Opinion
No. 2014–1180 Q CR.
08-02-2016
Appeal from a judgment of the Criminal Court of the City of New York, Queens County (Robert C. McGann, J.H.O.), rendered April 8, 2014. The judgment convicted defendant, after a nonjury trial, of violating New York City Administrative Code § 16–118(6).
ORDERED that the judgment of conviction is reversed, on the facts, the accusatory instrument is dismissed, and the fine, if paid, is remitted.
Defendant was charged with urinating in public in violation of New York City Administrative Code § 16–118(6), which provides that
“[n]o swill, brine, offensive animal matter, noxious liquid, or other filthy matter of any kind, shall be allowed by any person to fall upon or run into any street, or public place, or be taken to or put therein.”
At a nonjury trial, a police officer testified that, at approximately 11:10 p.m. on December 23, 2013, in the vicinity of 103rd Avenue and 99th Street in Queens County, he had observed defendant, standing behind a parked van with her pants down, urinating on the sidewalk. The officer further stated that he subsequently temporarily lost sight of defendant, after which he observed her with her pants pulled up. The officer noted that it was too dark to see any substance on the ground. The officer issued defendant a summons for violating Administrative Code of the City of New York § 16–118(6). Defendant testified, among other things, that she had not urinated on the sidewalk. Following the trial, the Criminal Court found defendant guilty of the charge.
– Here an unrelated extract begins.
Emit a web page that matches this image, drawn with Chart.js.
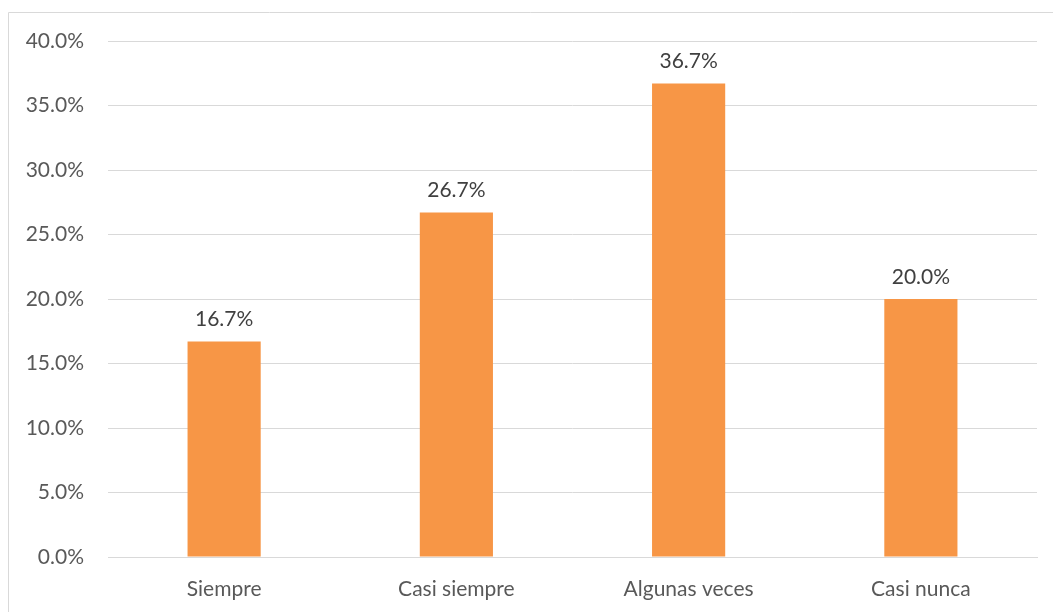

In conducting an independent review of the weight of the evidence (see People v. Danielson, 9 NY3d 342, 348 [2007] ), we find that the verdict of guilt was against the weight of the evidence (see CPL 470.15[5] ; People v. Romero, 7 NY3d 633 [2006] ). Other than the officer's questionable testimony that he observed defendant, late at night, urinating behind a parked van, there was nothing else to establish defendant's guilt of public urination. The officer was driving southbound when he claimed to have observed defendant on the south side of a parked van, squatting with her pants down. However, when he stopped his car to approach her, she was fully clothed. The officer admitted that it was dark and that he never saw defendant pull her pants back up, nor did he see any evidence of urine on the street. In contrast, defendant denied urinating on the sidewalk, maintaining that she was waiting for a taxi after retrieving some of her belongings from a nearby storage facility. On this record, where the officer's observations were made late at night and where there was no proof of any offensive liquid on the ground, it cannot be said that defendant's conviction was supported by the weight of the credible evidence.
Accordingly, the judgment of conviction is reversed and the accusatory instrument is dismissed.
WESTON, J.P., ALIOTTA and ELLIOT, JJ., concur.